*** GIVEN DATA
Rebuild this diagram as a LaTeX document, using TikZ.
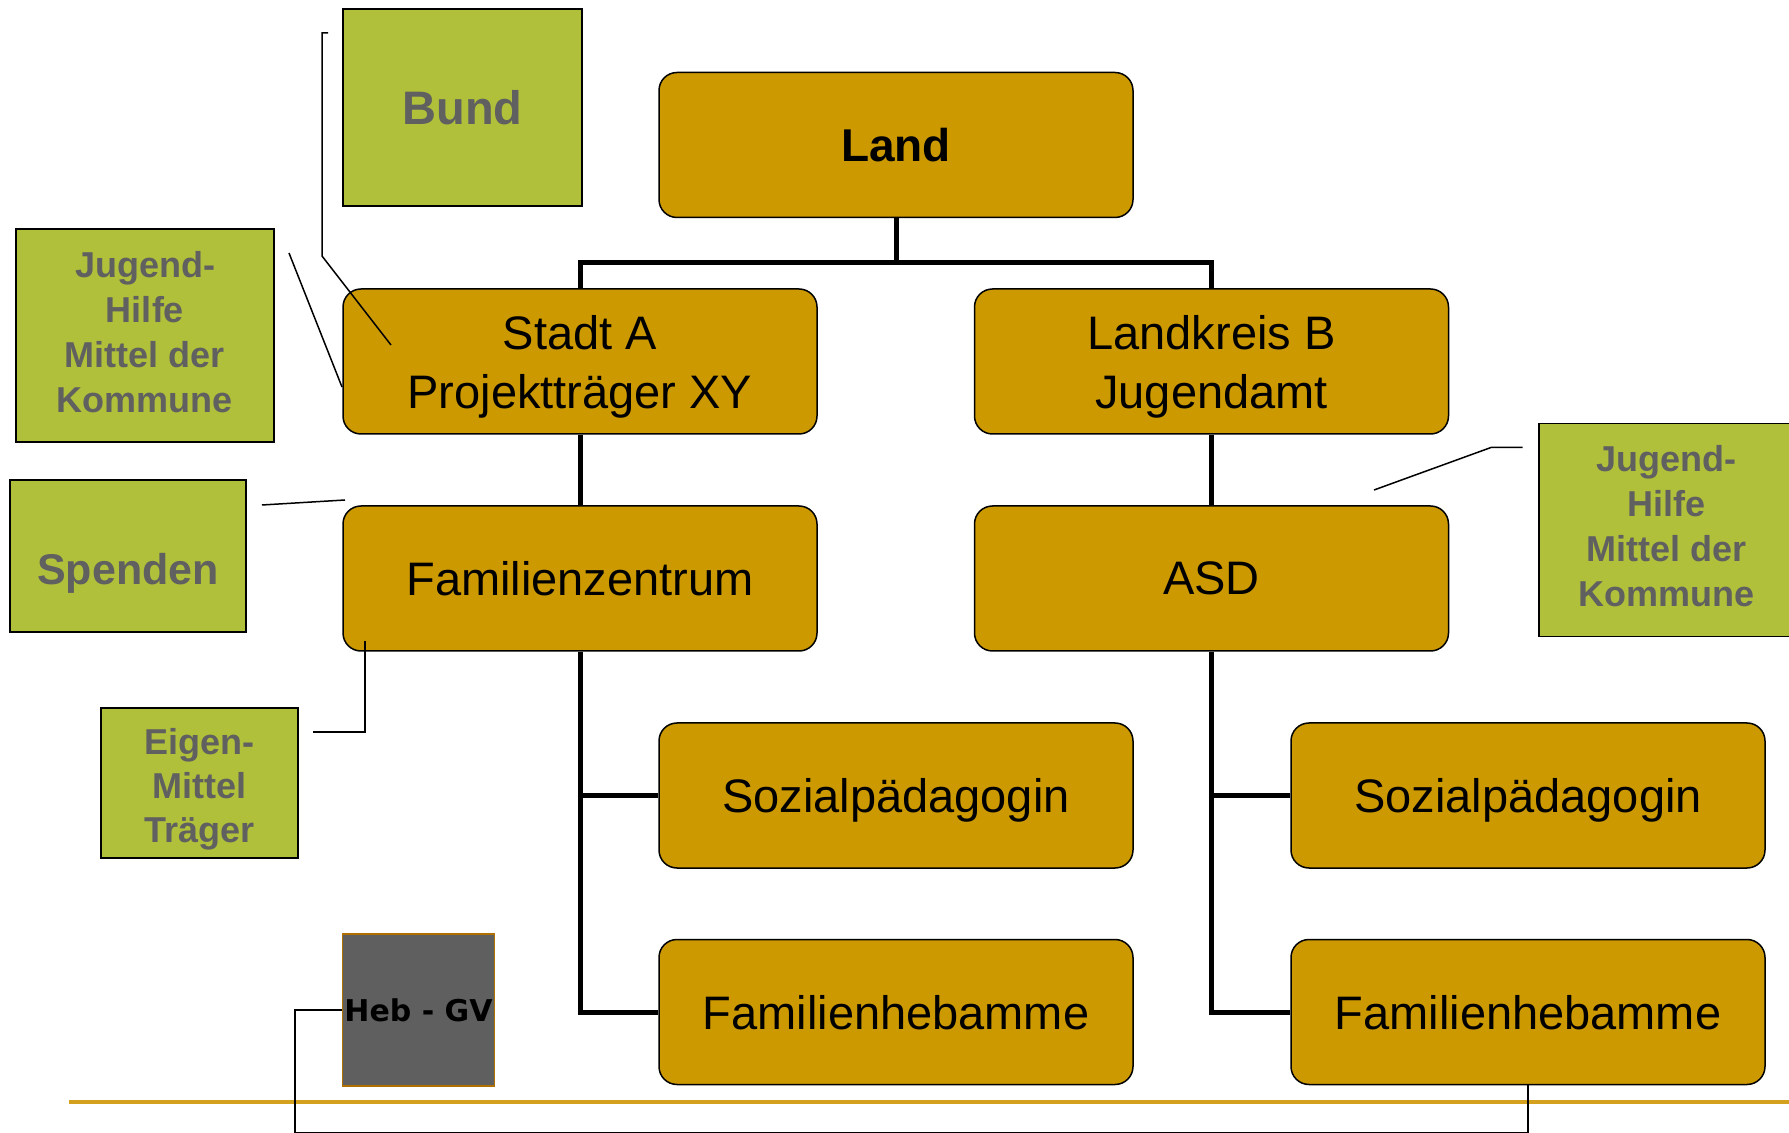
\documentclass[tikz,border=0pt]{standalone}
\usepackage{fontspec}
\setmainfont{Liberation Sans}
\newfontfamily\hebfont{DejaVu Sans}
\definecolor{orgfill}{RGB}{204,153,0}
\definecolor{grnfill}{RGB}{176,192,58}
\definecolor{grntext}{RGB}{96,96,96}
\definecolor{hebfill}{RGB}{95,95,95}
\definecolor{hebdraw}{RGB}{176,112,0}
\definecolor{rule}{RGB}{212,161,30}
\tikzset{
  orgbox/.style={draw=black, line width=0.75pt, fill=orgfill, rounded corners=9pt,
    minimum width=237pt, minimum height=72.5pt, inner sep=0pt, align=center, text depth=0pt,
    font=\fontsize{23.5pt}{29.5pt}\selectfont},
  grnbox/.style={draw=black, line width=0.75pt, fill=grnfill, inner sep=0pt, align=center,
    text=grntext, font=\fontsize{18pt}{22.5pt}\selectfont\bfseries},
  grntxt/.style={inner sep=0pt, align=center, text=grntext,
    font=\fontsize{18pt}{22.5pt}\selectfont\bfseries},
  tree/.style={draw=black, line width=2.5pt, line join=miter},
  callout/.style={draw=black, line width=0.75pt},
}
\begin{document}
\begin{tikzpicture}[x=0.5pt,y=-0.5pt]
\clip (0,0) rectangle (1789,1133);
\fill[white] (0,0) rectangle (1789,1133);

% main organisation boxes
\node[orgbox, font=\fontsize{23pt}{28pt}\selectfont\bfseries] (land) at (896,145) {Land};
\node[orgbox] (stadt) at (580,361.5) {Stadt A\\Projektträger XY};
\node[orgbox] (kreis) at (1211.5,361.5) {Landkreis B\\Jugendamt};
\node[orgbox] (fz) at (580,578.5) {Familienzentrum};
\node[orgbox] (asd) at (1211.5,578.5) {ASD};
\node[orgbox] (sozL) at (896,795.5) {Sozialpädagogin};
\node[orgbox] (sozR) at (1528,795.5) {Sozialpädagogin};
\node[orgbox] (famL) at (896,1012) {Familienhebamme};
\node[orgbox] (famR) at (1528,1012) {Familienhebamme};

% tree connectors
\coordinate (j) at (896,263);
\draw[tree] (land.south) -- (j);
\draw[tree] (stadt.north) |- (j) -| (kreis.north);
\draw[tree] (stadt.south) -- (fz.north);
\draw[tree] (kreis.south) -- (asd.north);
\draw[tree] (fz.south) |- (famL.west);
\draw[tree] (fz.south |- sozL.west) -- (sozL.west);
\draw[tree] (asd.south) |- (famR.west);
\draw[tree] (asd.south |- sozR.west) -- (sozR.west);

% funding boxes
\node[grnbox, minimum width=119.5pt, minimum height=98.5pt,
  font=\fontsize{23.5pt}{28pt}\selectfont\bfseries] (bund) at (462.5,107.5) {Bund};
\node[grnbox, minimum width=129pt, minimum height=106.5pt,
  label={[grntxt, yshift=1.75pt]center:Jugend-\\Hilfe\\Mittel der\\Kommune}]
  (jugL) at (145,335.5) {};
\node[grnbox, minimum width=118pt, minimum height=76pt,
  label={[grntxt, font=\fontsize{21.5pt}{26pt}\selectfont\bfseries, yshift=-8.5pt]center:Spenden}]
  (spenden) at (128,556) {};
\node[grnbox, minimum width=98.5pt, minimum height=75pt,
  label={[grntxt, font=\fontsize{18pt}{22pt}\selectfont\bfseries, yshift=-3pt]center:Eigen-\\Mittel\\Träger}]
  (eigen) at (199.5,783) {};
\node[grnbox, minimum width=128pt, minimum height=106.5pt, anchor=north west,
  label={[grntxt, yshift=2.25pt]center:Jugend-\\Hilfe\\Mittel der\\Kommune}]
  (jugR) at (1538,423) {};
\node[draw=hebdraw, line width=0.75pt, fill=hebfill, minimum width=76pt, minimum height=76pt,
  inner sep=0pt, font=\hebfont\fontsize{15pt}{18pt}\selectfont\bfseries] (heb) at (418.5,1010) {Heb - GV};

% callout lines
\coordinate (b1) at (328,33);
\coordinate (b2) at (322,33);
\coordinate (b3) at (322,256);
\coordinate (b4) at (391,345);
\draw[callout] (b1) -- (b2) -- (b3) -- (b4);
\coordinate (jl1) at (289,253);
\coordinate (jl2) at (342,387);
\draw[callout] (jl1) -- (jl2);
\coordinate (s1) at (262,505);
\coordinate (s2) at (345,500);
\draw[callout] (s1) -- (s2);
\coordinate (e1) at (313,732);
\coordinate (e2) at (365,732);
\coordinate (e3) at (365,641);
\draw[callout] (e1) -- (e2) -- (e3);
\coordinate (r1) at (1522.5,447.5);
\coordinate (r2) at (1491,447.5);
\coordinate (r3) at (1374,490);
\draw[callout] (r1) -- (r2) -- (r3);

% bottom rule
\coordinate (ruleL) at (69,1102);
\coordinate (ruleR) at (1789,1102);
\draw[rule, line width=2pt] (ruleL) -- (ruleR);

% Heb - GV connector
\draw[callout] (heb.west) -| (295,1132.5) -| (famR.south);
\end{tikzpicture}
\end{document}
******
GOAL OF THE EXERCISE. Return each line exactly as written. Any picture gets left out.

TASK RESPONSE.
Rebuild this diagram as a LaTeX document, using TikZ.
\documentclass[tikz,border=0pt]{standalone}
\usepackage{fontspec}
\setmainfont{Liberation Sans}
\newfontfamily\hebfont{DejaVu Sans}
\definecolor{orgfill}{RGB}{204,153,0}
\definecolor{grnfill}{RGB}{176,192,58}
\definecolor{grntext}{RGB}{96,96,96}
\definecolor{hebfill}{RGB}{95,95,95}
\definecolor{hebdraw}{RGB}{176,112,0}
\definecolor{rule}{RGB}{212,161,30}
\tikzset{
  orgbox/.style={draw=black, line width=0.75pt, fill=orgfill, rounded corners=9pt,
    minimum width=237pt, minimum height=72.5pt, inner sep=0pt, align=center, text depth=0pt,
    font=\fontsize{23.5pt}{29.5pt}\selectfont},
  grnbox/.style={draw=black, line width=0.75pt, fill=grnfill, inner sep=0pt, align=center,
    text=grntext, font=\fontsize{18pt}{22.5pt}\selectfont\bfseries},
  grntxt/.style={inner sep=0pt, align=center, text=grntext,
    font=\fontsize{18pt}{22.5pt}\selectfont\bfseries},
  tree/.style={draw=black, line width=2.5pt, line join=miter},
  callout/.style={draw=black, line width=0.75pt},
}
\begin{document}
\begin{tikzpicture}[x=0.5pt,y=-0.5pt]
\clip (0,0) rectangle (1789,1133);
\fill[white] (0,0) rectangle (1789,1133);

% main organisation boxes
\node[orgbox, font=\fontsize{23pt}{28pt}\selectfont\bfseries] (land) at (896,145) {Land};
\node[orgbox] (stadt) at (580,361.5) {Stadt A\\Projektträger XY};
\node[orgbox] (kreis) at (1211.5,361.5) {Landkreis B\\Jugendamt};
\node[orgbox] (fz) at (580,578.5) {Familienzentrum};
\node[orgbox] (asd) at (1211.5,578.5) {ASD};
\node[orgbox] (sozL) at (896,795.5) {Sozialpädagogin};
\node[orgbox] (sozR) at (1528,795.5) {Sozialpädagogin};
\node[orgbox] (famL) at (896,1012) {Familienhebamme};
\node[orgbox] (famR) at (1528,1012) {Familienhebamme};

% tree connectors
\coordinate (j) at (896,263);
\draw[tree] (land.south) -- (j);
\draw[tree] (stadt.north) |- (j) -| (kreis.north);
\draw[tree] (stadt.south) -- (fz.north);
\draw[tree] (kreis.south) -- (asd.north);
\draw[tree] (fz.south) |- (famL.west);
\draw[tree] (fz.south |- sozL.west) -- (sozL.west);
\draw[tree] (asd.south) |- (famR.west);
\draw[tree] (asd.south |- sozR.west) -- (sozR.west);

% funding boxes
\node[grnbox, minimum width=119.5pt, minimum height=98.5pt,
  font=\fontsize{23.5pt}{28pt}\selectfont\bfseries] (bund) at (462.5,107.5) {Bund};
\node[grnbox, minimum width=129pt, minimum height=106.5pt,
  label={[grntxt, yshift=1.75pt]center:Jugend-\\Hilfe\\Mittel der\\Kommune}]
  (jugL) at (145,335.5) {};
\node[grnbox, minimum width=118pt, minimum height=76pt,
  label={[grntxt, font=\fontsize{21.5pt}{26pt}\selectfont\bfseries, yshift=-8.5pt]center:Spenden}]
  (spenden) at (128,556) {};
\node[grnbox, minimum width=98.5pt, minimum height=75pt,
  label={[grntxt, font=\fontsize{18pt}{22pt}\selectfont\bfseries, yshift=-3pt]center:Eigen-\\Mittel\\Träger}]
  (eigen) at (199.5,783) {};
\node[grnbox, minimum width=128pt, minimum height=106.5pt, anchor=north west,
  label={[grntxt, yshift=2.25pt]center:Jugend-\\Hilfe\\Mittel der\\Kommune}]
  (jugR) at (1538,423) {};
\node[draw=hebdraw, line width=0.75pt, fill=hebfill, minimum width=76pt, minimum height=76pt,
  inner sep=0pt, font=\hebfont\fontsize{15pt}{18pt}\selectfont\bfseries] (heb) at (418.5,1010) {Heb - GV};

% callout lines
\coordinate (b1) at (328,33);
\coordinate (b2) at (322,33);
\coordinate (b3) at (322,256);
\coordinate (b4) at (391,345);
\draw[callout] (b1) -- (b2) -- (b3) -- (b4);
\coordinate (jl1) at (289,253);
\coordinate (jl2) at (342,387);
\draw[callout] (jl1) -- (jl2);
\coordinate (s1) at (262,505);
\coordinate (s2) at (345,500);
\draw[callout] (s1) -- (s2);
\coordinate (e1) at (313,732);
\coordinate (e2) at (365,732);
\coordinate (e3) at (365,641);
\draw[callout] (e1) -- (e2) -- (e3);
\coordinate (r1) at (1522.5,447.5);
\coordinate (r2) at (1491,447.5);
\coordinate (r3) at (1374,490);
\draw[callout] (r1) -- (r2) -- (r3);

% bottom rule
\coordinate (ruleL) at (69,1102);
\coordinate (ruleR) at (1789,1102);
\draw[rule, line width=2pt] (ruleL) -- (ruleR);

% Heb - GV connector
\draw[callout] (heb.west) -| (295,1132.5) -| (famR.south);
\end{tikzpicture}
\end{document}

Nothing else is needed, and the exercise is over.